The investment scope for AI data centers is also divided into multiple phases. South Korean companies plan to initially invest about 550 trillion won to build data center facilities with a total capacity of approximately 8.4 GW by 2028; by 2035, total related investments may exceed 1,000 trillion won, but this is not a one-time, single project.

These data centers require the deployment of large-scale AI accelerators, server interconnect equipment, high-bandwidth memory, and supporting network systems. Nvidia is currently one of the key chip suppliers that South Korea must coordinate with for its planned AI computing infrastructure. The number of GPUs delivered, product generations, and server deployment timelines will directly impact the installation of data center equipment and the launch schedule of computing clusters. Previously, Nvidia has announced collaborations with Samsung Electronics, SK Group, and Hyundai Motor Group, with related projects planning to use over 250,000 Nvidia GPUs in total. Among these, Samsung Electronics' proposed "artificial intelligence factory" plans to deploy more than 50,000 Nvidia chips for model training, simulation, and process analysis in semiconductor manufacturing, mobile device production, and robotics operations.

The chip collaboration between Samsung Electronics and Nvidia is no longer limited to Samsung supplying memory and Nvidia providing GPUs. Both sides are now simultaneously advancing high-bandwidth memory, advanced foundry services, AI inference processors, and manufacturing-side AI systems.

In terms of foundry services, Samsung Electronics is producing chips for Groq's next-generation language processors within the Nvidia ecosystem. Nvidia CEO Jensen Huang confirmed at the GTC 2026 conference that Samsung Electronics is involved in manufacturing the Nvidia Groq 3 language processor; the chip uses Samsung's 4nm foundry process and is primarily aimed at large language model inference computing. The processor's design focuses not on using general-purpose GPU execution methods, but on optimizing sequential computation, low-latency output, and data flow scheduling during language model inference. Samsung Electronics showcased a wafer containing the Groq 3 chip at GTC 2026, with initial product deliveries planned for the third quarter of 2026.

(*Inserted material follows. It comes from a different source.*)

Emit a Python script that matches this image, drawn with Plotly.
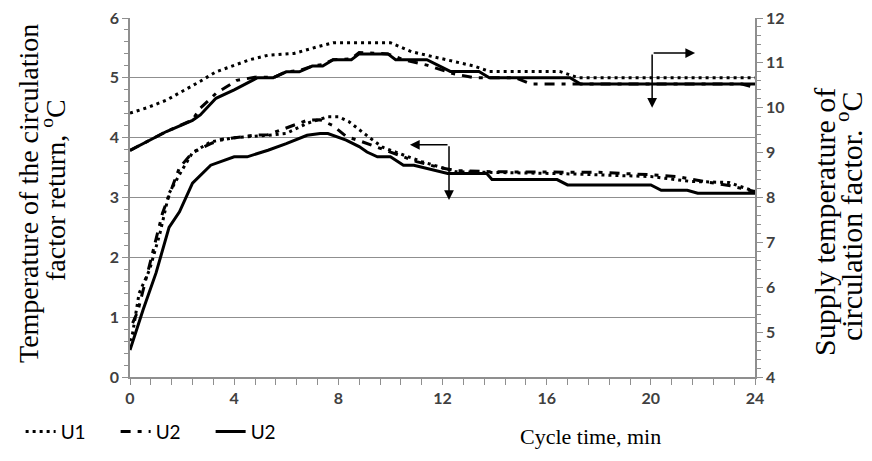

High-bandwidth memory remains another product line requiring continued coordination between the two sides. Nvidia's next-generation AI platforms need to package GPUs or dedicated accelerators with multi-layer stacked high-bandwidth memory in the same computing module, where the bandwidth, capacity, power consumption, and packaging stability of the memory chips affect the performance of the entire accelerator system. Samsung Electronics is advancing sample validation of its seventh-generation high-bandwidth memory, HBM4E, with customers including Nvidia. The two sides may also discuss the development progress, validation processes, and mass production transition for HBM4E and HBM5.

The two parties have recently engaged in direct communication at the semiconductor business level. In June, Jeon Young-hyun, head of Samsung Electronics' semiconductor business, met with Nvidia CEO Jensen Huang in Seoul to discuss next-generation foundry chips, high-bandwidth memory, and long-term product collaboration. Current cooperation projects also involve autonomous driving chips and Groq AI accelerators. Therefore, if Lee Jae-yong and Jensen Huang meet at the end of July, the discussion scope is expected to cover memory supply, wafer manufacturing, AI server chips, and the configuration of computing equipment for South Korean data centers.

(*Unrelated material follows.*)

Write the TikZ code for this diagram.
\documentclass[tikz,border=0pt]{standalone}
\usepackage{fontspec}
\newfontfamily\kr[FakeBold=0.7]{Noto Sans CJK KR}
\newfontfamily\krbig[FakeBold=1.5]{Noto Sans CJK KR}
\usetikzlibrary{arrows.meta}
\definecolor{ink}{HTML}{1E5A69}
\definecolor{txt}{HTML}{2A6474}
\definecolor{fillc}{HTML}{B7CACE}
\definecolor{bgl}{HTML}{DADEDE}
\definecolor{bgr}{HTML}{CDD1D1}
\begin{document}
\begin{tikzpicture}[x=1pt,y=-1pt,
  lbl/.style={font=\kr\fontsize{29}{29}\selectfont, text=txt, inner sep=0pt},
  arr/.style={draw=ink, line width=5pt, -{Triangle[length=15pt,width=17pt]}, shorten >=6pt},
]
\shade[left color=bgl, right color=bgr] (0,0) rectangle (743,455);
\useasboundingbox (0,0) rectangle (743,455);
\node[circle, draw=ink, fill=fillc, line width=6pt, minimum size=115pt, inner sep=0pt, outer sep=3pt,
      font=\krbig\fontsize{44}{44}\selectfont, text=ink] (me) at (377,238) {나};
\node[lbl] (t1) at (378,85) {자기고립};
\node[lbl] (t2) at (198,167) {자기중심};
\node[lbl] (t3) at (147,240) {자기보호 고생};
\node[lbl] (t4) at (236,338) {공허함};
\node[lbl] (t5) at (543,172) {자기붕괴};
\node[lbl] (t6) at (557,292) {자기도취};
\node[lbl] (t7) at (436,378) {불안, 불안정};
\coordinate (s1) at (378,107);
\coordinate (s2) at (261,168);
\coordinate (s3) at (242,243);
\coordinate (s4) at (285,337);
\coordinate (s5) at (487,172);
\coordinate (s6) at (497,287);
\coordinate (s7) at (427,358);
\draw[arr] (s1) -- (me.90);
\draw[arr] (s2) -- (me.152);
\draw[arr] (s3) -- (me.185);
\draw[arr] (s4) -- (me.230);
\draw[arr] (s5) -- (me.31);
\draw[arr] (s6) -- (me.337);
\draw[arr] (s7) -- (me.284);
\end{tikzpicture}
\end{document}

Currently, neither Samsung Electronics nor Nvidia has announced the exact date, location, or formal agenda for the talks. The reported meeting in Silicon Valley at the end of July is still in the schedule coordination phase. Specific wafer fab plans for Samsung Electronics in Gwangju, the scale of Nvidia's equipment involvement in South Korea's AI data center construction, and any new chip orders between the two sides have not yet formed public agreements.